TV, India Part II next month will explore more specifically how foreign TV influences and impacts the youth.
"IMPACT STATEMENTS"
"The exposure of the young minds to too much violence and sex through satellite television would seriously affect our long-held traditions and values. But the biggest threat is the promotion of consumerism. A lavish lifestyle projected by Indian advertisements on Doordarshan already brings frustration to deprived lots of society. New programs by Star TV have begun adding to it."
– Ms. Kamla Mankakar, a senior journalist and member of the Indian film censorship board
"These foreign films have only one aim – to promote and aggravate carnal desire of the people which does a serious violence to India's spirituality and culture."
– Swami Sureshanand, head of Gau Seva (cow service) Ashram, and a member of parliament. He plans to raise questions of regulating foreign TV in a future session.
"Children are more tuned to STAR TV and other similar shows [than cultural events]. Children are becoming defiant, prone to violence and mentally imbalanced – all because of the plenty of violence and sex they watch on cable television."

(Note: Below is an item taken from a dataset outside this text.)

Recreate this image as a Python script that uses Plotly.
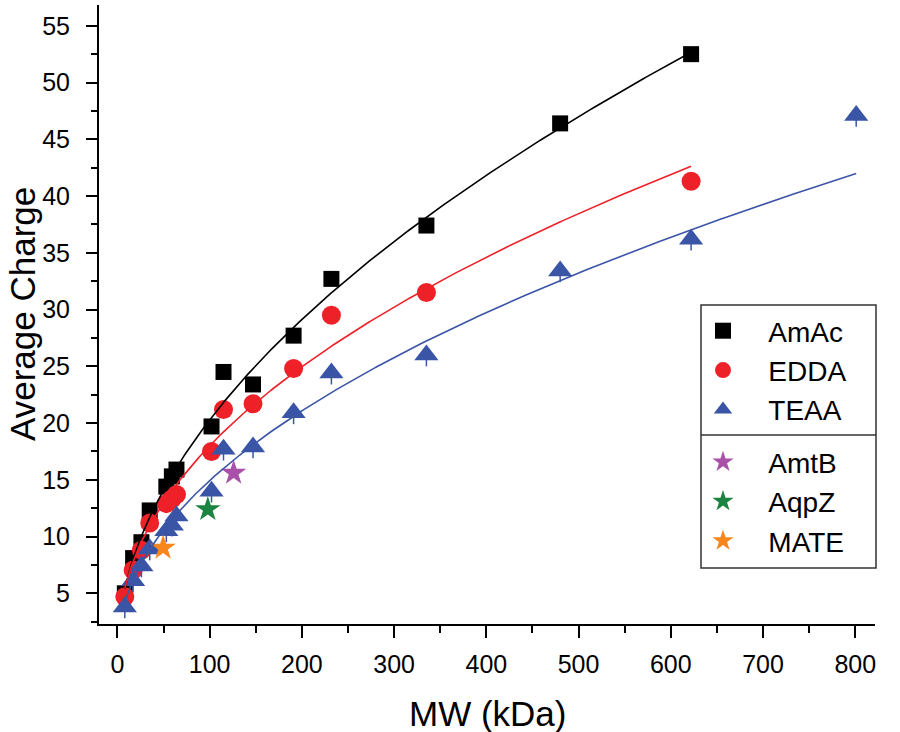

– S.P. Govil, Secretary of the Nehru Bal Samiti, New Delhi. For decades he has organized youth festivals, exhibitions and competitions to promote Indian tradition and values.
"The impact of foreign television on children has already begun to show. My two school-going children give more time to television than to their studies or outdoor activities."
– Ms. Uma Gargesh, a teacher of Agarson Public School relates that her colleagues feel helpless. When one of them unplugged their TV cable, their son asked, "Why can't we watch what my friends watch?" She couldn't answer and plugged it back in.
"Overviewing [of TV shows] is highly destructive to the mental and physical health of children. They learn negative things faster. The violence and criminalization seen on the screen cause mental distortions."
– Ms. Sangeeta of Delhi Psychiatric Center
"The most threatening trend in Asia is the taking over of the mass communication by large corporations which tie up with the local governments and business industrial complexes and multi-nationals. Corporate journalism has taken a strong hold in Hong Kong, South Korea, Indonesia, India, Malaysia, Singapore and Japan."
– Hanumantha Rao, social scientist
"They [the multi-national corporations] cannot do this [make big profits] by showing useful and constructive programs."
– Ms. Sabina Bano, a social scientist, regrets that TV cannot be more intelligently used as a creative and effective tool to teach, inform and enlighten on any and all subjects.
WIDE ANGLE
Yes, a flood of racy foreign shows has deluged India with the predictable panic of Kerala typhoons. The prurient now feast on images that make the prudish blush. Rock star Madonna zaps young minds with phantom images of musical craziness and much ado about nothing. Kids love it. Parents bemoan it, but increasingly bubble away their afternoons in a bath of mindless soaps.
The foreign shows are new, novel – watching what was taboo. And yes, to any sensitive mind, unsettling. But the Hindu cradleland has been invaded before by minds more pernicious than Ridge Forrester and ideas more fundamentally at odds with its ethos than scanty attire. It weathered each one – sometimes rejected, sometimes befriended – but to date never broke. Historically, this is important.
Also, not everyone totally condemns the opens air waves. The most secular voice in India naturally champions the foreign TV invasion as a wake-up bell, shaking India out of certain religious patterns it deems immobilized more than enlightened its masses. The intellectual elite opines more cautiously that India simply cannot play ostrich and hide from the world by censoring foreign TV at a critical time when the rest of the planet is just learning how to work together. CNN for nearly everyone is a breath of fresh air. Social scientists recommend parental regulating, not governmental banning which would only trigger a TV smuggling nightmare.